Debut Review: THE ROCK EATERS by Brenda Peynado

THE ROCK EATERS by debut Brenda Peynado is a luminous collection of 16 award-winning short stories filled with speculative elements that are rich with allegory.

“Thoughts and Prayers” begins the morning of another school shooting in a Florida suburb. Each house has a resident guardian angel, or really just a creature with a humanoid face, black bovine eyes, and bird body that squats on the roof beside the chimney. They chew grass and produce guano while thoughts and prayers are offered up to them every morning at dawn. A young girl, who lost her sister in the latest tragedy, remarks: “Nobody’s doing anything.”

“The Kite Maker,” explores themes of social justice through the lens of science fiction. An alien race, nicknamed Dragonflies for their wings, have crash landed on our planet. They are massacred and then assimilated into work camps for cheap labor. An antique toymaker remembers killing Dragonflies after their arks fell from the sky and cracked open like eggs. Memories of violence haunt her as the Dragonflies frequent her shop for her handmade kites. They fly them in the park across the street and yip with sheer joy. Dragonflies can’t fly in Earth’s heavy atmosphere, they can only send up their kites and remember the feeling of weightlessness and belonging on their home planet. When a band of skinheads vandalize shops that cater to aliens, the kite maker hides a Dragonfly in her workshop. She even recognizes one of the newly shaven skinheads: “Did it matter that before the Dragonflies arrived, she and I would have been hated instead—for our dark hair, her Chicana roots and my Dominican ones…”

“The Rock Eaters” features the dreamy, magical realism often found in Latin-American literature.
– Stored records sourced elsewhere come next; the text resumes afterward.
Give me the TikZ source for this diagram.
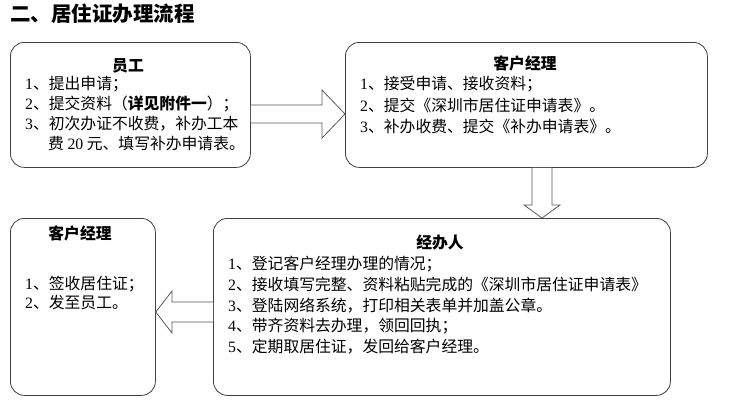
\documentclass[tikz,border=0pt]{standalone}
\usepackage{fontspec}
\setmainfont{Liberation Serif}
\newfontfamily\cjk{Noto Sans CJK SC}
\usetikzlibrary{calc}
\tikzset{
  box/.style={draw=black!75, line width=0.8pt, rounded corners=14pt},
  blockarrow/.style={draw=black!65, line width=0.8pt, fill=white, line join=miter},
  txt/.style={inner sep=0pt, anchor=base west, font=\fontsize{15.8}{18}\selectfont},
  head/.style={inner sep=0pt, anchor=base, font=\fontsize{15.8}{18}\selectfont\cjk\bfseries},
}
\begin{document}
\begin{tikzpicture}[x=1pt,y=-1pt]
\useasboundingbox (0,0) rectangle (736,413);
\node[inner sep=0pt, anchor=base west, font=\fontsize{20.5}{22}\selectfont\cjk\bfseries] (title) at (10,21) {二、居住证办理流程};
% boxes
\node[box, minimum width=240pt, minimum height=125pt, anchor=north west] (b1) at (10,42) {};
\node[box, minimum width=362pt, minimum height=125pt, anchor=north west] (b2) at (345,42) {};
\node[box, minimum width=457pt, minimum height=177pt, anchor=north west] (b3) at (213,218) {};
\node[box, minimum width=145pt, minimum height=177pt, anchor=north west] (b4) at (10,218) {};
% box 1 text
\node[head] (h1) at (128,71) {员工};
\node[txt] (l11) at (25,89) {1\cjk 、提出申请；};
\node[txt] (l12) at (25,109) {2\cjk 、提交资料（\textbf{详见附件一}）；};
\node[txt] (l13) at (25,129) {3\cjk 、初次办证不收费，补办工本};
\node[txt] (l14) at (48,149) {\cjk 费 {\rmfamily 20} 元、填写补办申请表。};
% box 2 text
\node[head] (h2) at (525,69) {客户经理};
\node[txt] (l21) at (360,89) {1\cjk 、接受申请、接收资料；};
\node[txt] (l22) at (360,111) {2\cjk 、提交《深圳市居住证申请表》。};
\node[txt] (l23) at (360,132) {3\cjk 、补办收费、提交《补办申请表》。};
% box 3 text
\node[head] (h3) at (440,248) {经办人};
\node[txt] (l31) at (228,269) {1\cjk 、登记客户经理办理的情况；};
\node[txt] (l32) at (228,290) {2\cjk 、接收填写完整、资料粘贴完成的《深圳市居住证申请表》};
\node[txt] (l33) at (228,311) {3\cjk 、登陆网络系统，打印相关表单并加盖公章。};
\node[txt] (l34) at (228,331) {4\cjk 、带齐资料去办理，领回回执；};
\node[txt] (l35) at (228,352) {5\cjk 、定期取居住证，发回给客户经理。};
% box 4 text
\node[head] (h4) at (80,239) {客户经理};
\node[txt] (l41) at (25,289) {1\cjk 、签收居住证；};
\node[txt] (l42) at (25,308) {2\cjk 、发至员工。};
% right arrow b1 -> b2
\draw[blockarrow] (b1.east |- 0,105) -- (322,105) -- (322,90) -- (b2.west |- 0,114) -- (322,138) -- (322,123) -- (b1.east |- 0,123);
% down arrow b2 -> b3
\draw[blockarrow] (b2.south -| 532,0) -- (532,205) -- (524,205) -- (b3.north -| 542,0) -- (560,205) -- (552,205) -- (b2.south -| 552,0);
% left arrow b3 -> b4
\draw[blockarrow] (b3.west |- 0,302) -- (172,302) -- (172,291) -- (b4.east |- 0,312) -- (172,333) -- (172,322) -- (b3.west |- 0,322);
\end{tikzpicture}
\end{document}
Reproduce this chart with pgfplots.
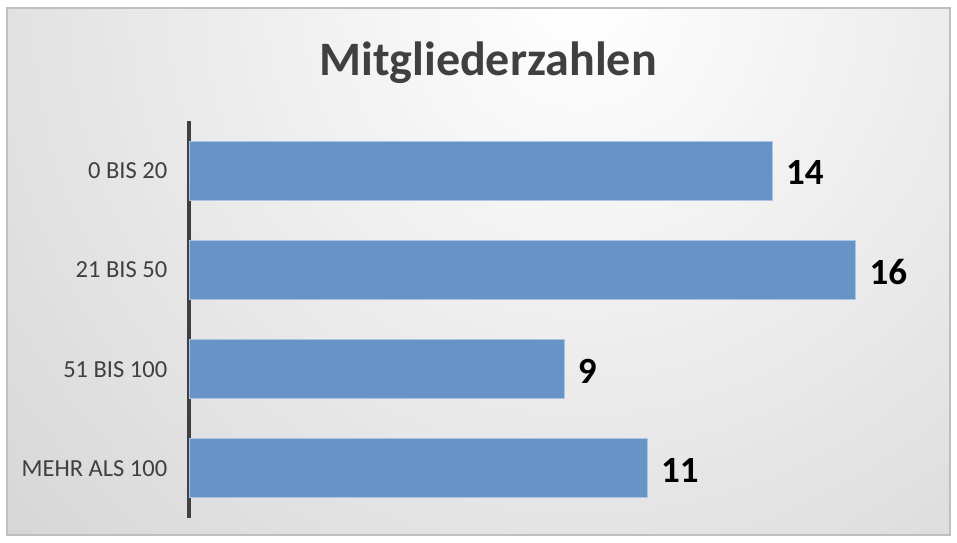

First-generation Americans take to the sky and fly back to the island country of their birth like a large flock of migratory birds. They carry their young children over the ocean to meet their grandparents and see the old country. As the children age, their bodies are able to levitate and fly like their parents, but they don’t want to abandon the island and its people—their people, their heritage. Instead of preparing to return to the distant land of opportunity, they tether their ankles to the ground and eat bellyfuls of red rocks to weigh down their maturing bodies.

These are just a sampling of the stories from a remarkable new talent.